Conservative total: $8,000-$15,000 per year for a misclassified worker earning $40,000.
How to fix it: three routes
Route 1: Form SS-8 (IRS classification determination)
File Form SS-8 with the IRS. They contact your employer, review the working relationship, and issue an official determination. Free, takes 4-6 months. Can be filed by you OR by the employer. The IRS determination is binding for federal tax purposes.
Route 2: Form 8919 (recover employee FICA share)
File Form 8919 with your tax return. This calculates the FICA you should have had withheld and pays only the employee half (7.65%), not the full 15.3% SE tax. You save the employer's 7.65% — they'll owe the IRS later for the difference.
You need either an SS-8 determination, a court ruling, or a "good faith" basis to use Form 8919. Most workers use it after filing SS-8.
Route 3: DOL Wage and Hour Division complaint
File a complaint with the DOL's Wage and Hour Division (1-866-487-9243 or online at dol.gov/whd). They investigate the employer, determine classification under FLSA, and can recover:
- Unpaid minimum wage and overtime
- Liquidated damages (often double the back wages)
- Attorney fees in some cases
Complaints are confidential. Retaliation by the employer is itself a federal violation.
Route 4 (additional): State labor commissioner
Every state has a labor agency that handles state-level wage claims. For ABC-test states (California, Massachusetts, New Jersey, etc.), the state remedy is often broader than federal because state classification is stricter.
What happens to your employer
The penalties are real and large:
- Back FICA (both halves)
- Back unemployment insurance contributions
- Back overtime and minimum wage
- Penalties of 1.5%-3% of wages plus 20% of FICA (Section 3509 IRC)

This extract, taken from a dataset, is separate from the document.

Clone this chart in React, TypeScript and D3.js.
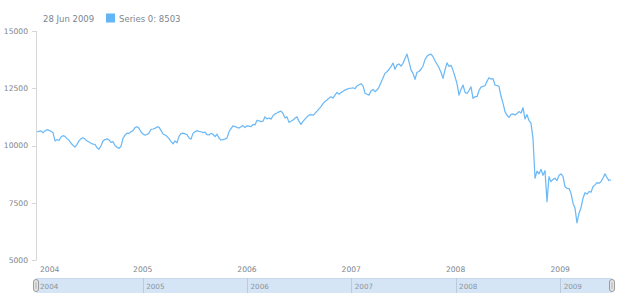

- State-level fines (California: up to $25,000 per worker per violation)
- Civil RICO exposure in egregious cases
This is why some employers fight classification fiercely — and why the legal remedy for you is strong.
Statute of limitations
FLSA claims: 2 years; 3 years if willful violation. State law varies (California: 3 years; New York: 6 years). The clock starts on each paycheck, so you can typically recover for at least the last 2-3 years.